When police arrived three hours later, they allegedly sided with the attackers, “stating that the Ukrainian Orthodox Church (Kiev Patriarchate) was anti-Russian, and therefore had no place in Crimea,” according to Open Doors.
Meanwhile, Protestants were also experiencing severe stress. “In one of the latest known incidents,” reported Stefan J. Bos for BosNewsLife, “about 25 armed men, wearing Balaclava masks, seized the Central Church of Christ and ‘a ministry training school’ in the eastern Ukrainian city of Gorlovka during Sunday morning worship on May 25, Christians said. The Protestant church was meeting in an art museum that also housed the Bear Valley Bible Institute of Ukraine, an extension of the Denver-based Bear Valley Bible Institute.”

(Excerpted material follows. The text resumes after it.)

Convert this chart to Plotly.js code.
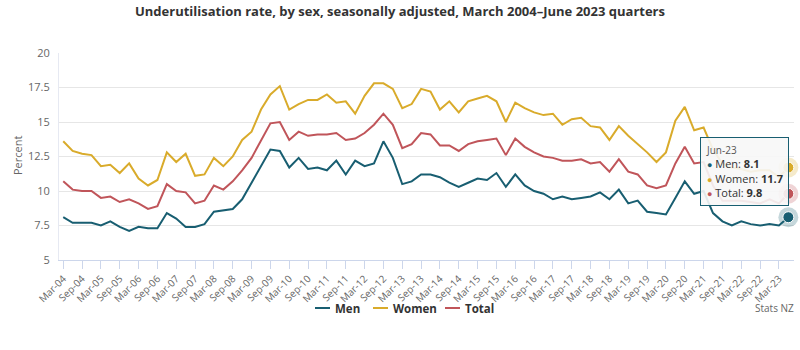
<!DOCTYPE html>
<html>
<head>
<meta charset="utf-8">
<script src="https://cdn.plot.ly/plotly-3.0.1.min.js"></script>
<style>
  html, body { margin: 0; padding: 0; background: #fff; }
  #chart { width: 800px; height: 350px; }
</style>
</head>
<body>
<div id="chart"></div>
<script>
const categories = [
  "Mar-04","Jun-04","Sep-04","Dec-04","Mar-05","Jun-05","Sep-05","Dec-05",
  "Mar-06","Jun-06","Sep-06","Dec-06","Mar-07","Jun-07","Sep-07","Dec-07",
  "Mar-08","Jun-08","Sep-08","Dec-08","Mar-09","Jun-09","Sep-09","Dec-09",
  "Mar-10","Jun-10","Sep-10","Dec-10","Mar-11","Jun-11","Sep-11","Dec-11",
  "Mar-12","Jun-12","Sep-12","Dec-12","Mar-13","Jun-13","Sep-13","Dec-13",
  "Mar-14","Jun-14","Sep-14","Dec-14","Mar-15","Jun-15","Sep-15","Dec-15",
  "Mar-16","Jun-16","Sep-16","Dec-16","Mar-17","Jun-17","Sep-17","Dec-17",
  "Mar-18","Jun-18","Sep-18","Dec-18","Mar-19","Jun-19","Sep-19","Dec-19",
  "Mar-20","Jun-20","Sep-20","Dec-20","Mar-21","Jun-21","Sep-21","Dec-21",
  "Mar-22","Jun-22","Sep-22","Dec-22","Mar-23","Jun-23"
];

const men = [
  8.1, 7.7, 7.7, 7.7, 7.5, 7.8, 7.4, 7.1, 7.4, 7.3, 7.3, 8.4, 8.0, 7.4, 7.4, 7.6,
  8.5, 8.6, 8.7, 9.4, 10.6, 11.9, 13.0, 12.9, 11.7, 12.4, 11.6, 11.7, 11.5, 12.2, 11.2, 12.2,
  11.8, 12.0, 13.6, 12.4, 10.5, 10.7, 11.2, 11.2, 11.0, 10.6, 10.3, 10.6, 10.9, 10.8, 11.3, 10.3,
  11.2, 10.4, 10.0, 9.8, 9.4, 9.6, 9.4, 9.5, 9.6, 9.9, 9.4, 10.1, 9.1, 9.3, 8.5, 8.4,
  8.3, 9.5, 10.7, 9.8, 10.0, 8.4, 7.8, 7.5, 7.8, 7.6, 7.5, 7.6, 7.5, 8.1
];

const women = [
  13.6, 12.9, 12.7, 12.6, 11.8, 11.9, 11.3, 12.0, 10.9, 10.4, 10.8, 12.8, 12.1, 12.7, 11.1, 11.2,
  12.4, 11.8, 12.5, 13.7, 14.3, 15.9, 17.0, 17.6, 15.9, 16.3, 16.6, 16.6, 17.0, 16.4, 16.5, 15.6,
  16.9, 17.8, 17.8, 17.4, 16.0, 16.3, 17.4, 17.2, 15.9, 16.5, 15.7, 16.5, 16.7, 16.9, 16.5, 15.0,
  16.4, 16.0, 15.7, 15.5, 15.6, 14.8, 15.2, 15.3, 14.7, 14.6, 13.7, 14.7, 14.0, 13.4, 12.8, 12.1,
  12.8, 15.1, 16.1, 14.4, 14.6, 13.0, 12.0, 11.7, 11.6, 11.4, 11.5, 11.5, 11.0, 11.7
];

const total = [
  10.7, 10.1, 10.0, 10.0, 9.5, 9.6, 9.2, 9.4, 9.1, 8.7, 8.9, 10.5, 10.0, 9.9, 9.1, 9.3,
  10.4, 10.1, 10.7, 11.5, 12.4, 13.7, 14.9, 15.0, 13.7, 14.3, 14.0, 14.1, 14.1, 14.2, 13.7, 13.8,
  14.2, 14.8, 15.6, 14.8, 13.1, 13.4, 14.2, 14.1, 13.3, 13.3, 12.9, 13.4, 13.6, 13.7, 13.8, 12.6,
  13.8, 13.2, 12.8, 12.5, 12.4, 12.2, 12.2, 12.3, 12.0, 12.1, 11.4, 12.3, 11.4, 11.2, 10.4, 10.2,
  10.4, 12.0, 13.2, 12.0, 12.1, 10.4, 9.3, 9.3, 9.3, 9.2, 9.1, 9.4, 9.1, 9.8
];

const seriesNames = ["Men", "Women", "Total"];
const seriesColors = ["#185e71", "#d9ab2b", "#c0555a"];
const seriesData = [men, women, total];

// ticks every half-year (Mar and Sep)
const tickLabels = categories.filter(c => c.startsWith("Mar") || c.startsWith("Sep"));

const FONT = "'Open Sans', 'Noto Sans', sans-serif";
const last = categories.length - 1;

const traces = [];
seriesData.forEach((vals, k) => {
  traces.push({
    x: categories, y: vals, type: "scatter", mode: "lines",
    name: seriesNames[k], showlegend: false,
    line: { color: seriesColors[k], width: 2 },
    hoverinfo: "skip"
  });
});
// hovered end-point markers with halo
seriesData.forEach((vals, k) => {
  traces.push({
    x: [categories[last]], y: [vals[last]], type: "scatter", mode: "markers",
    showlegend: false, hoverinfo: "skip", cliponaxis: false,
    marker: { size: 20, color: seriesColors[k], opacity: 0.25, line: { width: 0 } }
  });
  traces.push({
    x: [categories[last]], y: [vals[last]], type: "scatter", mode: "markers",
    showlegend: false, hoverinfo: "skip", cliponaxis: false,
    marker: { size: 11, color: seriesColors[k], line: { width: 1, color: "#ffffff" } }
  });
});

const bullet = c => `<span style="color:${c};font-size:9px">●</span>`;
const tipText =
  `<span style="font-size:10px;color:#555">${categories[last]}</span><br>` +
  seriesNames.map((n, k) => `${bullet(seriesColors[k])} ${n}: <b>${seriesData[k][last]}</b>`).join("<br>");

// manual legend (pixel positions converted to paper coords)
const PL = 59, PW = 735, PB = 260, PH = 207;
const px = v => (v - PL) / PW;
const py = v => (PB - v) / PH;
const legendY = py(308);
const legendLineX = [315, 373, 445];
const shapes = [];
const annotations = [];
seriesNames.forEach((n, k) => {
  shapes.push({
    type: "line", xref: "paper", yref: "paper",
    x0: px(legendLineX[k]), x1: px(legendLineX[k] + 15), y0: legendY, y1: legendY,
    line: { color: seriesColors[k], width: 2 }
  });
  annotations.push({
    xref: "paper", yref: "paper", x: px(legendLineX[k] + 18), xanchor: "left",
    y: legendY, yanchor: "middle", showarrow: false,
    text: `<b>${n}</b>`, font: { family: FONT, size: 11.5, color: "#333333" }
  });
});

annotations.push({
  xref: "paper", yref: "paper",
  x: px(796), xanchor: "right", y: legendY, yanchor: "middle",
  text: "Stats NZ", showarrow: false,
  font: { family: FONT, size: 10, color: "#666666" }
});
annotations.push({
  xref: "paper", yref: "paper",
  x: px(17), xanchor: "center", y: py(156), yanchor: "middle",
  text: "Percent", textangle: -90, showarrow: false,
  font: { family: FONT, size: 11, color: "#666666" }
});
annotations.push({
  xref: "paper", yref: "paper",
  x: px(700), xanchor: "left",
  y: py(137), yanchor: "top",
  text: tipText, showarrow: false, align: "left",
  bgcolor: "rgba(247,247,247,0.9)",
  bordercolor: "#185e71", borderwidth: 1, borderpad: 5,
  font: { family: FONT, size: 11, color: "#333333" }
});

const layout = {
  width: 800, height: 350,
  margin: { l: 59, r: 6, t: 53, b: 90 },
  paper_bgcolor: "#ffffff", plot_bgcolor: "#ffffff",
  font: { family: FONT, color: "#666666", size: 11 },
  title: {
    text: "<b>Underutilisation rate, by sex, seasonally adjusted, March 2004–June 2023 quarters</b>",
    font: { family: FONT, size: 13, color: "#333333" },
    x: 0.5, xanchor: "center", y: 0.966, yanchor: "middle"
  },
  xaxis: {
    type: "category",
    range: [-0.45, 77.6],
    tickmode: "array",
    tickvals: tickLabels, ticktext: tickLabels,
    tickangle: -45,
    ticks: "outside", ticklen: 8, tickcolor: "#ccd6eb", tickwidth: 1,
    showline: true, linecolor: "#ccd6eb", linewidth: 1,
    showgrid: false, zeroline: false,
    tickfont: { family: FONT, size: 10, color: "#666666" },
    fixedrange: true
  },
  yaxis: {
    range: [5, 20],
    dtick: 2.5, tick0: 5,
    showgrid: true, gridcolor: "#e6e6e6", gridwidth: 1,
    showline: true, linecolor: "#e6e9f2", linewidth: 1,
    zeroline: false,
    ticks: "", ticklabelstandoff: 6,
    tickfont: { family: FONT, size: 11, color: "#666666" },
    fixedrange: true
  },
  showlegend: false,
  hovermode: false,
  shapes: shapes,
  annotations: annotations
};

Plotly.newPlot("chart", traces, layout, { displayModeBar: false, staticPlot: true });
</script>
</body>
</html>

Pastor Andrew Zhuravlev, who also teaches at the Bible Institute, told Bos that the commander had told him the soldiers were Russian troops and he "told us that any denominations apart from the Eastern Orthodox [Moscow Patriarchate] are illegal on this territory.”

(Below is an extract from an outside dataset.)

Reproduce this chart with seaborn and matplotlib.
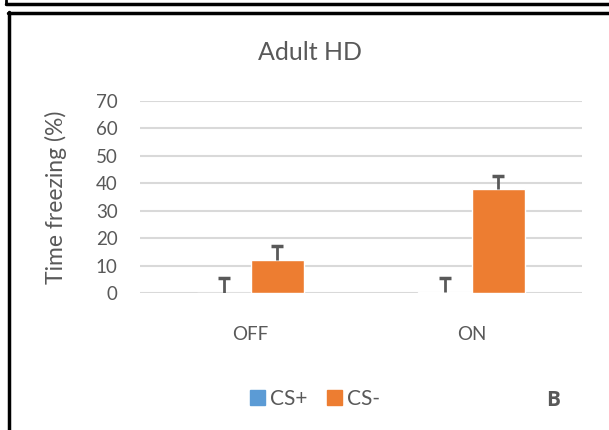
import pandas as pd
import seaborn as sns
import matplotlib.pyplot as plt
from matplotlib.lines import Line2D

# values
phases = ['OFF', 'ON']
groups = ['CS+', 'CS-']
cs_plus = [0.0, 0.4]
cs_minus = [12.2, 37.8]
cs_plus_err = [5.3, 5.1]
cs_minus_err = [5.1, 4.9]
yticks = [0, 10, 20, 30, 40, 50, 60, 70]

df = pd.DataFrame({
    'phase': phases * 2,
    'group': ['CS+'] * 2 + ['CS-'] * 2,
    'value': cs_plus + cs_minus,
    'err': cs_plus_err + cs_minus_err,
})

sns.set_style('white')
plt.rcParams['font.family'] = ['Lato', 'DejaVu Sans']
grey = '#595959'
palette = {'CS+': '#5B9BD5', 'CS-': '#ED7D31'}

fig = plt.figure(figsize=(6.09, 4.30), dpi=100)
ax = fig.add_axes([140 / 609, 137 / 430, 442 / 609, 192 / 430])

sns.barplot(data=df, x='phase', y='value', hue='group', order=phases,
            hue_order=groups, palette=palette, width=0.48, saturation=1,
            errorbar=None, ax=ax, legend=False)

# plus-direction error bars like Excel
for container, g in zip(ax.containers, groups):
    sub = df[df['group'] == g].set_index('phase').loc[phases]
    xs = [p.get_x() + p.get_width() / 2 for p in container.patches]
    eb = ax.errorbar(xs, sub['value'], yerr=[[0] * len(xs), sub['err']],
                     fmt='none', ecolor=grey, elinewidth=2, capsize=4.5,
                     capthick=2.5, zorder=3)
    eb[1][0].set_visible(False)  # drop the lower cap

ax.set_xlim(-0.5, 1.5)
ax.set_ylim(0, 70)
ax.set_yticks(yticks)
ax.yaxis.grid(True, color='#d9d9d9', linewidth=1.5)
ax.set_axisbelow(True)
for s in ax.spines.values():
    s.set_visible(False)
ax.tick_params(axis='both', length=0, labelsize=13.5, labelcolor=grey)
ax.tick_params(axis='y', pad=16)
ax.tick_params(axis='x', pad=24)
ax.set_xlabel('')
ax.set_ylabel('Time freezing (%)', fontsize=16.5, color=grey)
ax.yaxis.set_label_coords((67 - 140) / 442, 0.5)

fig.text(310 / 609, 1 - 52 / 430, 'Adult HD', fontsize=18, color=grey,
         ha='center', va='center')

handles = [plt.Rectangle((0, 0), 1, 1, color=palette[g]) for g in groups]
fig.legend(handles, groups, loc='center', bbox_to_anchor=(315 / 609, 1 - 399 / 430),
           ncol=2, frameon=False, fontsize=15, labelcolor=grey,
           handlelength=0.75, handleheight=0.75, handletextpad=0.25, columnspacing=0.9)

fig.text(553 / 609, 1 - 401 / 430, 'B', fontsize=15, fontweight='bold',
         family='Open Sans', color=grey, ha='center', va='center')

# panel frame lines
fig.add_artist(Line2D([8 / 609, 1], [1 - 12.5 / 430] * 2, color='black', lw=2.5))
fig.add_artist(Line2D([8.5 / 609] * 2, [0, 1 - 12 / 430], color='black', lw=2.5))
fig.add_artist(Line2D([6 / 609, 1], [1 - 4 / 430] * 2, color='black', lw=2.5))
fig.add_artist(Line2D([6 / 609] * 2, [1 - 4 / 430, 1], color='black', lw=2))

fig.savefig('out.png', dpi=100)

“This officer gave us three hours to take some our things out of the building, after that the building was ’cleaned’ – that meant that remaining things were destroyed and we don’t have any access to the building or neighbouring land,” Zhuravlev told Christian news agency World Watch Monitor. “Of course, we were shocked because of all that, children were crying of fear, one young Christian lady fainted, and some started arguing with soldiers trying to get the building back.”

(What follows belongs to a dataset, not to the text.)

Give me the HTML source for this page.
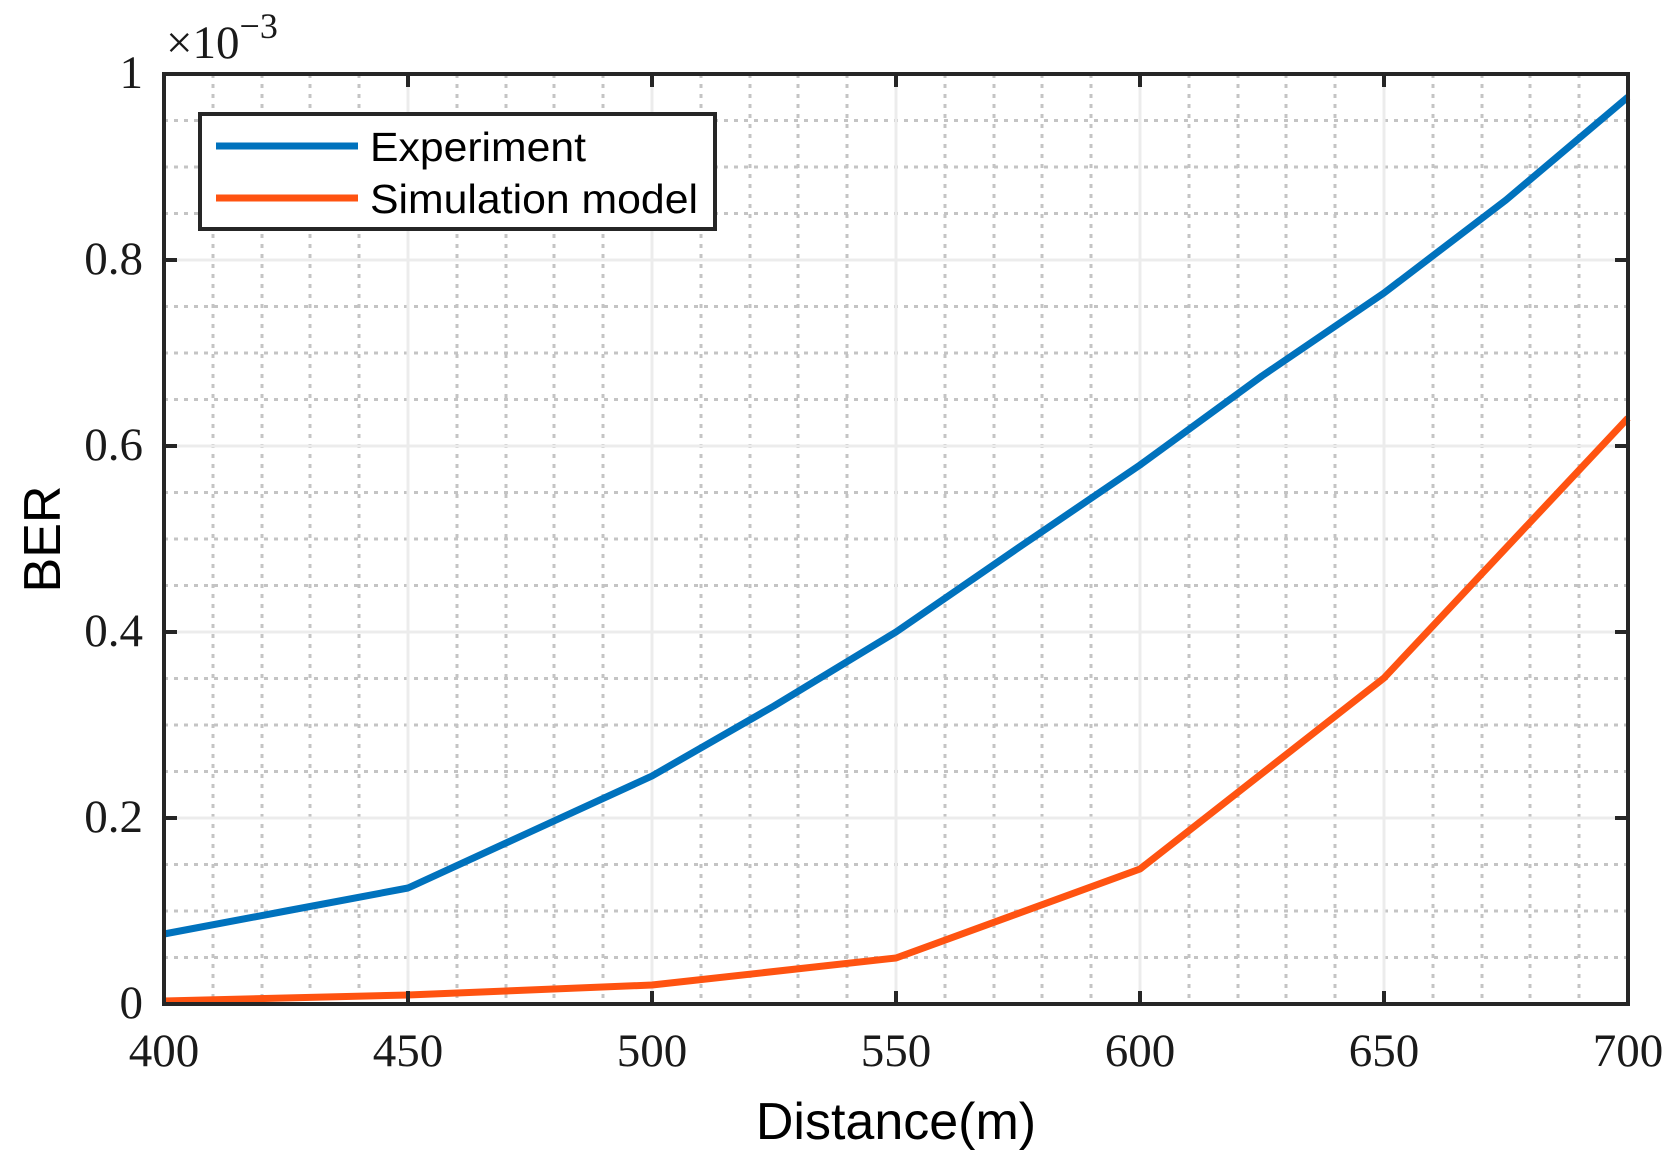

“Ukraine's new president has ordered security officials to create a corridor for safe passage for thousands of civilians fleeing war-torn eastern regions, including non-Russian Orthodox Christians who have reported intimidation by pro-Russian separatists,”
Some Church leaders such as the Metropolitan of Donetsk and Mariupol, Illarion, have refused to take sides. "The Church has no right to support either side in this fratricidal war and there can be no divine blessing for violating the commandment 'Thou shalt not kill'," the Metropolitan said in an address that was read Sunday in all of his churches across the Donetsk region.
The Ukrainian Orthodox Church of the Kiev Patriarchate separated from the Russian Orthodox Church in 1992 following Ukraine's independence from the former Soviet Union and has so far remained in bitter opposition to the Moscow Patriarchate.
Last week, rebels in Donetsk abducted Polish Catholic priest Pawel Witek, and held him captive for 24 hours. Protestant pastor Sergiy Kosyak was beaten for four hours with sticks and batons on Wednesday at the separatists' headquarters in Donetsk, according to Agence France-Press.
His hand bandaged and bruises still visible on his body, the pastor told AFP: "Several people were beating me, there was even a woman. Doctors diagnosed me with a brain concussion."
"Religious intolerance is on the rise," he said, adding that he fears the return of Soviet-era persecution.